Xanten Die Odyssee auf dem Milchsee

Xanten · Für die Milchviehhalter wird es immer enger. Der Preisverfall lässt die Landwirtschaft nach unmittelbaren Hilfen und Stellschrauben zur Regulierung rufen. Kreislandwirt Wilhelm Neu befürchtet "Strukturbruch und Verarmung."

 Milchbauer Heinz-Gerd Buchmann (links) und sein Sohn Bernd klagen über die niedrigen Milchpreise. Vor fünf Jahren haben sie auf ihrem Hof in den neuen Boxenlaufstall investiert, jetzt geht der Ertrag gegen null.

Milchbauer Heinz-Gerd Buchmann (links) und sein Sohn Bernd klagen über die niedrigen Milchpreise. Vor fünf Jahren haben sie auf ihrem Hof in den neuen Boxenlaufstall investiert, jetzt geht der Ertrag gegen null.

Foto: Ekkehart Malz

Landauf, landab machen die Milchviehhalter in diesen Tagen auf den Preisverfall aufmerksam. Seit dem Ende der Quotenregelung ist der Markt unter Druck. Die großen Discounter diktieren die Preise. Politische Einflüsse wie das Russlandembargo und andere Faktoren wie schwache Nachfrage aus China oder Krisenherden in Nordafrika und dem Nahen Osten lassen den Milchsee anschwellen. Er reicht sozusagen schon über den Horizont hinaus, so dass die Erzeuger nicht sehen können, wohin die Irrfahrt sie führt.

Was sie aktuell sehr wohl sehen, das ist die Diskrepanz zwischen einer Flut von Milch und Ebbe in der Kasse. Vor dem Milchgipfel, zu dem Bundeslandwirtschaftsminister Christian Schmidt für heute eingeladen hat, mahnt der Vorsitzende der Kreisbauernschaft Wesel, Wilhelm Neu: "Es muss etwas passieren! Die Milchpreise sind jenseits der Schmerzgrenze." Auch bei den Schweinepreisen sehe es nicht besser aus. Diese seien bereits seit Jahren im Keller. Zur Verdeutlichung der dramatischen Lage lud er, zudem auch Vizepräsident des Rheinischen Landwirtschafts-Verbandes (RLV), auf den Hof von Heinz-Gerd und Bernd Buchmann ein.

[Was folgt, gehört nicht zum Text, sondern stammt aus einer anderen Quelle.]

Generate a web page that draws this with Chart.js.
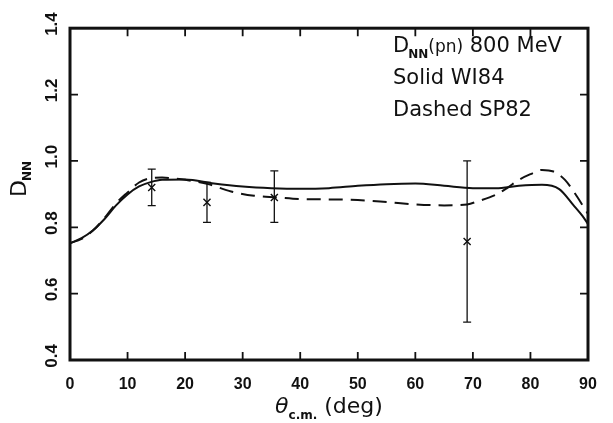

Vor fünf Jahren hat der Familienbetrieb sich auf Milchvieh konzentriert und in einen neuen Boxenlaufstall investiert. Trotz und auch wegen nahenden Quotenendes, denn die Prognosen für guten Absatz auf dem Weltmarkt stimmten optimistisch. Die neue Anlage mit viel Bewegungsraum für die Tiere gilt als artgerecht und zukunftsweisend. Billig war sie nicht. Das ist nur die Milch. Jetzt geht der Ertrag gegen null. 22 bis 25,67 Cent bekommt der Bauer in NRW für einen Liter. Das heißt: kein Auskommen mit dem Einkommen. Neu warnt vor einer Verarmung der ländlichen Regionen und fordert deshalb einen ganzen Strauß unmittelbarer Hilfen und Stellschrauben zur Regulierung. Aber keine neue Quote.

Statt staatlicher Pauschallösungen sieht er Möglichkeiten in der Anpassung an Gepflogenheiten in andern europäischen Ländern. So sei in Belgien auch Aldi bereit, mehr für die Ware Milch zu zahlen als in Deutschland. "Die Verhandlungsmacht des Milchsektors gegenüber dem Handel muss endlich gestärkt werden", sagt Neu und appelliert an Molkereien, sich für den Kraftzuwachs zusammenzuschließen. Differenzierte Auszahlungspreise durch freiwillige Zusatzvereinbarungen, Bonuszahlungen zur Mengenanpassung oder eine verwertungsbezogene Preisstaffelung seien weitere Themen, die zu diskutieren seien.

Ebenso könne die Politik mit Entlastungen bei der landwirtschaftlichen Sozialversicherung und der Steuer auf Agrardiesel helfen oder auf kostenträchtige Anforderungen im Bau- und Umweltrecht verzichten. Auch die Buchmanns bauen auf gestärkte Molkereien und einen Grundpreis. "30 Cent würden uns retten", sagt Bernd Buchmann (30). Mit 70 Kühen - 24 waren es vor der Umorganisation - und 40 Hektar Land fürs Futter (Getreide und Mais) ist der Betrieb alles andere als übertrieben groß. Unter normalen Umständen reicht es aber für eine Familie. Doch deren Odyssee auf dem Milchsee geht erstmal weiter.